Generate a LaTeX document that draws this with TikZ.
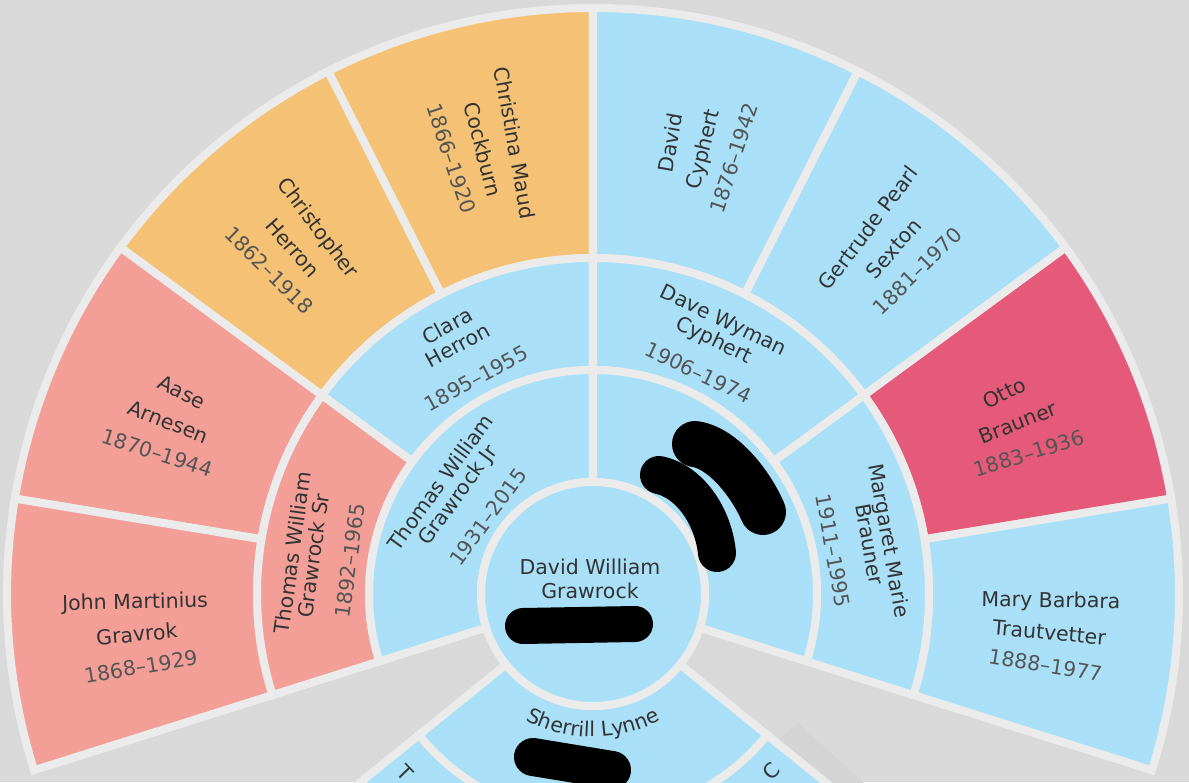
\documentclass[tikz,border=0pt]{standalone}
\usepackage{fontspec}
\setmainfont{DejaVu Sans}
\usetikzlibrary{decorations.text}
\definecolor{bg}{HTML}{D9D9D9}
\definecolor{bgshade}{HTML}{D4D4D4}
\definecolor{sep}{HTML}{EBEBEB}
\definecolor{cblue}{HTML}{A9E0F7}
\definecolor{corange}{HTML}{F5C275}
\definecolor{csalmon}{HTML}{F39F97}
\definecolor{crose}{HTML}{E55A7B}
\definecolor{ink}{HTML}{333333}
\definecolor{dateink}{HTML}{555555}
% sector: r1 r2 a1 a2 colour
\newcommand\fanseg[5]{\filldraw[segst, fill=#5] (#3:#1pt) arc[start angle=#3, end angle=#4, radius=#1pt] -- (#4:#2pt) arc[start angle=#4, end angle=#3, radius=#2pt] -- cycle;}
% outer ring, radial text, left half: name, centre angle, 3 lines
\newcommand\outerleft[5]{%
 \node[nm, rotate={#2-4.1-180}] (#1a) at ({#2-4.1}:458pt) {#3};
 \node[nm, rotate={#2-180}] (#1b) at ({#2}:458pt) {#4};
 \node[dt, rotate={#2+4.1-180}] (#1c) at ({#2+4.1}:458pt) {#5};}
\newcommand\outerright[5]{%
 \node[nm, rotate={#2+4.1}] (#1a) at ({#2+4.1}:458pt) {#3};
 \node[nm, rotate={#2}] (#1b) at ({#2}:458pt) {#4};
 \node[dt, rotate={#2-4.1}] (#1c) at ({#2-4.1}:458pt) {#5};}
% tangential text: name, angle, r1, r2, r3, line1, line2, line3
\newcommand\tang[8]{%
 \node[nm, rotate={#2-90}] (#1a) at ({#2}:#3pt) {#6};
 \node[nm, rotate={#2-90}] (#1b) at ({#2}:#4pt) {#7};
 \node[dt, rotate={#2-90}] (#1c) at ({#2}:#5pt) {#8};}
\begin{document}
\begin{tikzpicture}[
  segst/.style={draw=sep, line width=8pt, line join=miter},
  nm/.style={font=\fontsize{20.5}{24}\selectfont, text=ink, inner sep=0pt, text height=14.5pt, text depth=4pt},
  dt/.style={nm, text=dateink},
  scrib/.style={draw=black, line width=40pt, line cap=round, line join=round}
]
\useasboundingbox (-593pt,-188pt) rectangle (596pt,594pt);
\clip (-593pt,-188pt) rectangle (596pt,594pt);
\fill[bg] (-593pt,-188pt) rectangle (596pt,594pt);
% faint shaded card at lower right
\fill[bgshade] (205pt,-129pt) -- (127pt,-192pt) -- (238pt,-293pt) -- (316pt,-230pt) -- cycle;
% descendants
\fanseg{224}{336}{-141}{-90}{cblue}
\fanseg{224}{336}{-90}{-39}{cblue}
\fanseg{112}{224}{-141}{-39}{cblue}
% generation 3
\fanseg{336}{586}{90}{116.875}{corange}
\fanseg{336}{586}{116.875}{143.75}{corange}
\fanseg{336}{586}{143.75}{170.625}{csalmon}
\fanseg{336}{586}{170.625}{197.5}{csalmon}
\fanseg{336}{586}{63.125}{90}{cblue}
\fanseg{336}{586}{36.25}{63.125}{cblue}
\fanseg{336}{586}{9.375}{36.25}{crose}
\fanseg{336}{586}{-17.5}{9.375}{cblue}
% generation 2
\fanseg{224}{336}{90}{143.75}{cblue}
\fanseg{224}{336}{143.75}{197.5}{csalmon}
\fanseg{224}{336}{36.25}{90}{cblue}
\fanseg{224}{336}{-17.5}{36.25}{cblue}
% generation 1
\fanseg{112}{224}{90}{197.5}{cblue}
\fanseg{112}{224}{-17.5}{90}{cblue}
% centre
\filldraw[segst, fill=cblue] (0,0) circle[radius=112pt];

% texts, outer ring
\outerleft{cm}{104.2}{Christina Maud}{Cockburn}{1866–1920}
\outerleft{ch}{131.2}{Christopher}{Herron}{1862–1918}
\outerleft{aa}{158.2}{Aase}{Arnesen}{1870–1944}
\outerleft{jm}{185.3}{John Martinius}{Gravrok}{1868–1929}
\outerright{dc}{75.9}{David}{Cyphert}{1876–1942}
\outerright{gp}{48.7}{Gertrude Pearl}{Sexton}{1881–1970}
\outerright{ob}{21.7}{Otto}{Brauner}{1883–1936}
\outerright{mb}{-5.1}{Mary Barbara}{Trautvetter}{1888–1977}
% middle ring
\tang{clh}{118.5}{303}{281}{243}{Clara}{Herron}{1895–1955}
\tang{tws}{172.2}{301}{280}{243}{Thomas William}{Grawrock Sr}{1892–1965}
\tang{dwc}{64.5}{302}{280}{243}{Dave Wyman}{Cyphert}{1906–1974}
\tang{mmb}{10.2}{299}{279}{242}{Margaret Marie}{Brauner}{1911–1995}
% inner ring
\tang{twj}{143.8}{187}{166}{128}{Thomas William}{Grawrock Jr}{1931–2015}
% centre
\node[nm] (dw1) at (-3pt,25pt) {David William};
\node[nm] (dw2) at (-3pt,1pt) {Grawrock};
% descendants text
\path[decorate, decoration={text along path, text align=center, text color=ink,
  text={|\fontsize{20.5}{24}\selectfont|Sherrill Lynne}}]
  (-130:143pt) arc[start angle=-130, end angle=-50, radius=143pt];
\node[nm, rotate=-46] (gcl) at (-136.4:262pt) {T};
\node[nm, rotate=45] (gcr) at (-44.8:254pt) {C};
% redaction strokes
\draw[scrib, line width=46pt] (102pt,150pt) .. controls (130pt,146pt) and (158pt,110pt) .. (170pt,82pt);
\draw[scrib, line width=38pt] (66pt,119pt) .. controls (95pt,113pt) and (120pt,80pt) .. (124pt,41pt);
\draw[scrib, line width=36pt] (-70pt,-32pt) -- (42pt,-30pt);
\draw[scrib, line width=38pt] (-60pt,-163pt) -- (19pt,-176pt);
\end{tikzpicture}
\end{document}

→ **TASK REQUIREMENTS**: Except for the pictures, copy the material above exactly.

→ **THE REPLY**:
Generate a LaTeX document that draws this with TikZ.
\documentclass[tikz,border=0pt]{standalone}
\usepackage{fontspec}
\setmainfont{DejaVu Sans}
\usetikzlibrary{decorations.text}
\definecolor{bg}{HTML}{D9D9D9}
\definecolor{bgshade}{HTML}{D4D4D4}
\definecolor{sep}{HTML}{EBEBEB}
\definecolor{cblue}{HTML}{A9E0F7}
\definecolor{corange}{HTML}{F5C275}
\definecolor{csalmon}{HTML}{F39F97}
\definecolor{crose}{HTML}{E55A7B}
\definecolor{ink}{HTML}{333333}
\definecolor{dateink}{HTML}{555555}
% sector: r1 r2 a1 a2 colour
\newcommand\fanseg[5]{\filldraw[segst, fill=#5] (#3:#1pt) arc[start angle=#3, end angle=#4, radius=#1pt] -- (#4:#2pt) arc[start angle=#4, end angle=#3, radius=#2pt] -- cycle;}
% outer ring, radial text, left half: name, centre angle, 3 lines
\newcommand\outerleft[5]{%
 \node[nm, rotate={#2-4.1-180}] (#1a) at ({#2-4.1}:458pt) {#3};
 \node[nm, rotate={#2-180}] (#1b) at ({#2}:458pt) {#4};
 \node[dt, rotate={#2+4.1-180}] (#1c) at ({#2+4.1}:458pt) {#5};}
\newcommand\outerright[5]{%
 \node[nm, rotate={#2+4.1}] (#1a) at ({#2+4.1}:458pt) {#3};
 \node[nm, rotate={#2}] (#1b) at ({#2}:458pt) {#4};
 \node[dt, rotate={#2-4.1}] (#1c) at ({#2-4.1}:458pt) {#5};}
% tangential text: name, angle, r1, r2, r3, line1, line2, line3
\newcommand\tang[8]{%
 \node[nm, rotate={#2-90}] (#1a) at ({#2}:#3pt) {#6};
 \node[nm, rotate={#2-90}] (#1b) at ({#2}:#4pt) {#7};
 \node[dt, rotate={#2-90}] (#1c) at ({#2}:#5pt) {#8};}
\begin{document}
\begin{tikzpicture}[
  segst/.style={draw=sep, line width=8pt, line join=miter},
  nm/.style={font=\fontsize{20.5}{24}\selectfont, text=ink, inner sep=0pt, text height=14.5pt, text depth=4pt},
  dt/.style={nm, text=dateink},
  scrib/.style={draw=black, line width=40pt, line cap=round, line join=round}
]
\useasboundingbox (-593pt,-188pt) rectangle (596pt,594pt);
\clip (-593pt,-188pt) rectangle (596pt,594pt);
\fill[bg] (-593pt,-188pt) rectangle (596pt,594pt);
% faint shaded card at lower right
\fill[bgshade] (205pt,-129pt) -- (127pt,-192pt) -- (238pt,-293pt) -- (316pt,-230pt) -- cycle;
% descendants
\fanseg{224}{336}{-141}{-90}{cblue}
\fanseg{224}{336}{-90}{-39}{cblue}
\fanseg{112}{224}{-141}{-39}{cblue}
% generation 3
\fanseg{336}{586}{90}{116.875}{corange}
\fanseg{336}{586}{116.875}{143.75}{corange}
\fanseg{336}{586}{143.75}{170.625}{csalmon}
\fanseg{336}{586}{170.625}{197.5}{csalmon}
\fanseg{336}{586}{63.125}{90}{cblue}
\fanseg{336}{586}{36.25}{63.125}{cblue}
\fanseg{336}{586}{9.375}{36.25}{crose}
\fanseg{336}{586}{-17.5}{9.375}{cblue}
% generation 2
\fanseg{224}{336}{90}{143.75}{cblue}
\fanseg{224}{336}{143.75}{197.5}{csalmon}
\fanseg{224}{336}{36.25}{90}{cblue}
\fanseg{224}{336}{-17.5}{36.25}{cblue}
% generation 1
\fanseg{112}{224}{90}{197.5}{cblue}
\fanseg{112}{224}{-17.5}{90}{cblue}
% centre
\filldraw[segst, fill=cblue] (0,0) circle[radius=112pt];

% texts, outer ring
\outerleft{cm}{104.2}{Christina Maud}{Cockburn}{1866–1920}
\outerleft{ch}{131.2}{Christopher}{Herron}{1862–1918}
\outerleft{aa}{158.2}{Aase}{Arnesen}{1870–1944}
\outerleft{jm}{185.3}{John Martinius}{Gravrok}{1868–1929}
\outerright{dc}{75.9}{David}{Cyphert}{1876–1942}
\outerright{gp}{48.7}{Gertrude Pearl}{Sexton}{1881–1970}
\outerright{ob}{21.7}{Otto}{Brauner}{1883–1936}
\outerright{mb}{-5.1}{Mary Barbara}{Trautvetter}{1888–1977}
% middle ring
\tang{clh}{118.5}{303}{281}{243}{Clara}{Herron}{1895–1955}
\tang{tws}{172.2}{301}{280}{243}{Thomas William}{Grawrock Sr}{1892–1965}
\tang{dwc}{64.5}{302}{280}{243}{Dave Wyman}{Cyphert}{1906–1974}
\tang{mmb}{10.2}{299}{279}{242}{Margaret Marie}{Brauner}{1911–1995}
% inner ring
\tang{twj}{143.8}{187}{166}{128}{Thomas William}{Grawrock Jr}{1931–2015}
% centre
\node[nm] (dw1) at (-3pt,25pt) {David William};
\node[nm] (dw2) at (-3pt,1pt) {Grawrock};
% descendants text
\path[decorate, decoration={text along path, text align=center, text color=ink,
  text={|\fontsize{20.5}{24}\selectfont|Sherrill Lynne}}]
  (-130:143pt) arc[start angle=-130, end angle=-50, radius=143pt];
\node[nm, rotate=-46] (gcl) at (-136.4:262pt) {T};
\node[nm, rotate=45] (gcr) at (-44.8:254pt) {C};
% redaction strokes
\draw[scrib, line width=46pt] (102pt,150pt) .. controls (130pt,146pt) and (158pt,110pt) .. (170pt,82pt);
\draw[scrib, line width=38pt] (66pt,119pt) .. controls (95pt,113pt) and (120pt,80pt) .. (124pt,41pt);
\draw[scrib, line width=36pt] (-70pt,-32pt) -- (42pt,-30pt);
\draw[scrib, line width=38pt] (-60pt,-163pt) -- (19pt,-176pt);
\end{tikzpicture}
\end{document}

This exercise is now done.